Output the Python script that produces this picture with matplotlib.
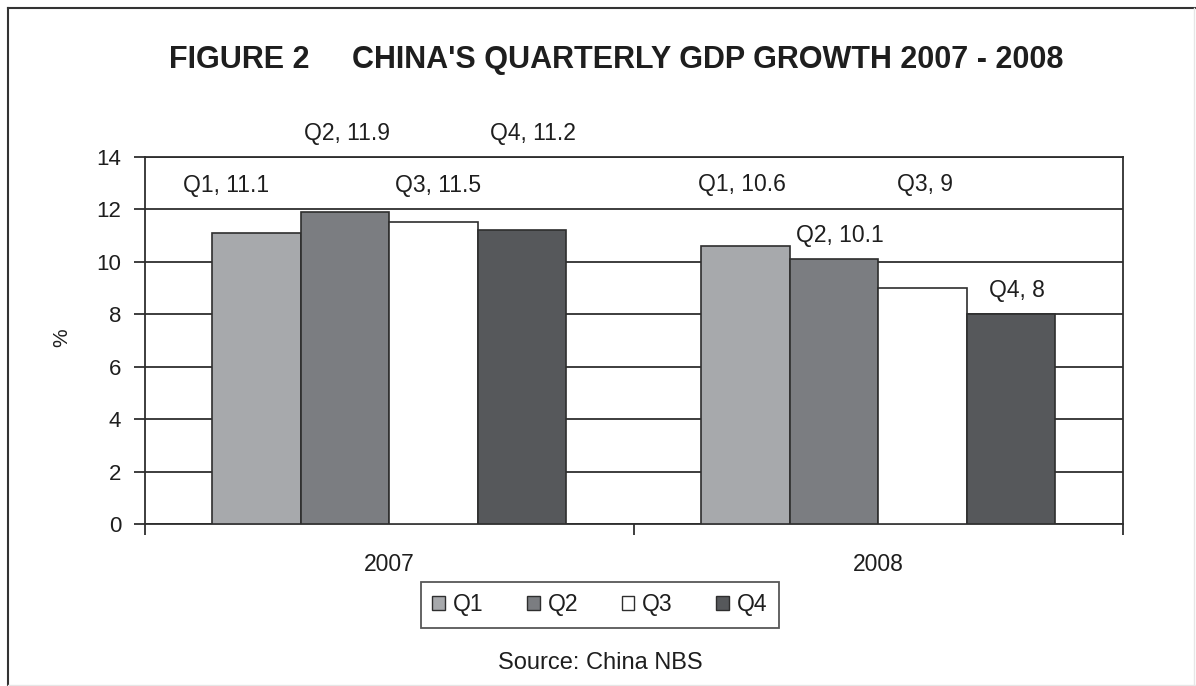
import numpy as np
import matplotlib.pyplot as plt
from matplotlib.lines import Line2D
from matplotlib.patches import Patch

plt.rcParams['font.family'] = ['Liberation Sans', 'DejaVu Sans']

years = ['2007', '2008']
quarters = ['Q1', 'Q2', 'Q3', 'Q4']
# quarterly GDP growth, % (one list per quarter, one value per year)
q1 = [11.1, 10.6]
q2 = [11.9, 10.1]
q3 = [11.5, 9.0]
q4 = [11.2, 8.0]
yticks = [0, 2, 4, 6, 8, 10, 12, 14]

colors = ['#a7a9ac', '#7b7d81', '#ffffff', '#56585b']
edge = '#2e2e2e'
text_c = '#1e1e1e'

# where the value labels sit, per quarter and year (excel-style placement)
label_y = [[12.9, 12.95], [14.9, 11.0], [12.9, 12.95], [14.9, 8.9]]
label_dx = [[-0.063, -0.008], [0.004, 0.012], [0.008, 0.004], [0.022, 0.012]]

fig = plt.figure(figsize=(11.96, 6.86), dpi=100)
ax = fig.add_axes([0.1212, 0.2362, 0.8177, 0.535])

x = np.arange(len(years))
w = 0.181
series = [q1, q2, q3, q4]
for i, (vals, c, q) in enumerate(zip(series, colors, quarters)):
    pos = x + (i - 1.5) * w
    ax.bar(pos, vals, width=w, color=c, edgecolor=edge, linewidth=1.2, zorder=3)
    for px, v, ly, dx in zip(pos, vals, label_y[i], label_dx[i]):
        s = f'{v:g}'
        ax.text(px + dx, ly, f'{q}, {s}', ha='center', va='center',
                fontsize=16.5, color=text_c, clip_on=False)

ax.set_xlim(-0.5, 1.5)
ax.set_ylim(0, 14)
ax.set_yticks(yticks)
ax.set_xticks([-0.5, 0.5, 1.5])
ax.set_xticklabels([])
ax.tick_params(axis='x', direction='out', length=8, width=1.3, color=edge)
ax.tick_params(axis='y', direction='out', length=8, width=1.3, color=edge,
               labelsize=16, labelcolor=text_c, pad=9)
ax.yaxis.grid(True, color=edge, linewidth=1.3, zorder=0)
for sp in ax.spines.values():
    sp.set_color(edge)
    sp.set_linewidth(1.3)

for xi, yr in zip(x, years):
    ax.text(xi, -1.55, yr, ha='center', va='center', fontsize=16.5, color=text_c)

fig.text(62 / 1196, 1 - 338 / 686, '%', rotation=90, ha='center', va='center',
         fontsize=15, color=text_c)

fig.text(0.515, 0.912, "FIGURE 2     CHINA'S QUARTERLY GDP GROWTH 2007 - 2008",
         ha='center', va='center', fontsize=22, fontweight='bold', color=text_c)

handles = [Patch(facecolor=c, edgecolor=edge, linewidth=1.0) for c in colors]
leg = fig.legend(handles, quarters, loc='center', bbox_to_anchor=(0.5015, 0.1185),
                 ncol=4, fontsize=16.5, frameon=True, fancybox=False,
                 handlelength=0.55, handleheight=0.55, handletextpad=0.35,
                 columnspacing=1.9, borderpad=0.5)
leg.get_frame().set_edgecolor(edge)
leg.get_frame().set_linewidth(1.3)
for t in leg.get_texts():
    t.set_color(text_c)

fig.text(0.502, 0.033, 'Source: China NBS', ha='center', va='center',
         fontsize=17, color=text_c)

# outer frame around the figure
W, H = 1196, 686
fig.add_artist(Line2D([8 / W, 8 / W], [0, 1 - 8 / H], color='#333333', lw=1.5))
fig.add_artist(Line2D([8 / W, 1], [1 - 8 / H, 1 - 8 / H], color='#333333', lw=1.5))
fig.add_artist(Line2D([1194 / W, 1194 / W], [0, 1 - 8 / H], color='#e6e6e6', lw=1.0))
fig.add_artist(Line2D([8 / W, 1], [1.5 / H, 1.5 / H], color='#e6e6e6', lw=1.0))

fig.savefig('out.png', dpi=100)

● SET PROBLEM
Every line from the top of the material above through the line with "fontsize=22, fontweight='bold', color=text_c)" should be duplicated exactly, please; leave out the pictures.

● RESULT OF THE EXERCISE
Output the Python script that produces this picture with matplotlib.
import numpy as np
import matplotlib.pyplot as plt
from matplotlib.lines import Line2D
from matplotlib.patches import Patch

plt.rcParams['font.family'] = ['Liberation Sans', 'DejaVu Sans']

years = ['2007', '2008']
quarters = ['Q1', 'Q2', 'Q3', 'Q4']
# quarterly GDP growth, % (one list per quarter, one value per year)
q1 = [11.1, 10.6]
q2 = [11.9, 10.1]
q3 = [11.5, 9.0]
q4 = [11.2, 8.0]
yticks = [0, 2, 4, 6, 8, 10, 12, 14]

colors = ['#a7a9ac', '#7b7d81', '#ffffff', '#56585b']
edge = '#2e2e2e'
text_c = '#1e1e1e'

# where the value labels sit, per quarter and year (excel-style placement)
label_y = [[12.9, 12.95], [14.9, 11.0], [12.9, 12.95], [14.9, 8.9]]
label_dx = [[-0.063, -0.008], [0.004, 0.012], [0.008, 0.004], [0.022, 0.012]]

fig = plt.figure(figsize=(11.96, 6.86), dpi=100)
ax = fig.add_axes([0.1212, 0.2362, 0.8177, 0.535])

x = np.arange(len(years))
w = 0.181
series = [q1, q2, q3, q4]
for i, (vals, c, q) in enumerate(zip(series, colors, quarters)):
    pos = x + (i - 1.5) * w
    ax.bar(pos, vals, width=w, color=c, edgecolor=edge, linewidth=1.2, zorder=3)
    for px, v, ly, dx in zip(pos, vals, label_y[i], label_dx[i]):
        s = f'{v:g}'
        ax.text(px + dx, ly, f'{q}, {s}', ha='center', va='center',
                fontsize=16.5, color=text_c, clip_on=False)

ax.set_xlim(-0.5, 1.5)
ax.set_ylim(0, 14)
ax.set_yticks(yticks)
ax.set_xticks([-0.5, 0.5, 1.5])
ax.set_xticklabels([])
ax.tick_params(axis='x', direction='out', length=8, width=1.3, color=edge)
ax.tick_params(axis='y', direction='out', length=8, width=1.3, color=edge,
               labelsize=16, labelcolor=text_c, pad=9)
ax.yaxis.grid(True, color=edge, linewidth=1.3, zorder=0)
for sp in ax.spines.values():
    sp.set_color(edge)
    sp.set_linewidth(1.3)

for xi, yr in zip(x, years):
    ax.text(xi, -1.55, yr, ha='center', va='center', fontsize=16.5, color=text_c)

fig.text(62 / 1196, 1 - 338 / 686, '%', rotation=90, ha='center', va='center',
         fontsize=15, color=text_c)

fig.text(0.515, 0.912, "FIGURE 2     CHINA'S QUARTERLY GDP GROWTH 2007 - 2008",
         ha='center', va='center', fontsize=22, fontweight='bold', color=text_c)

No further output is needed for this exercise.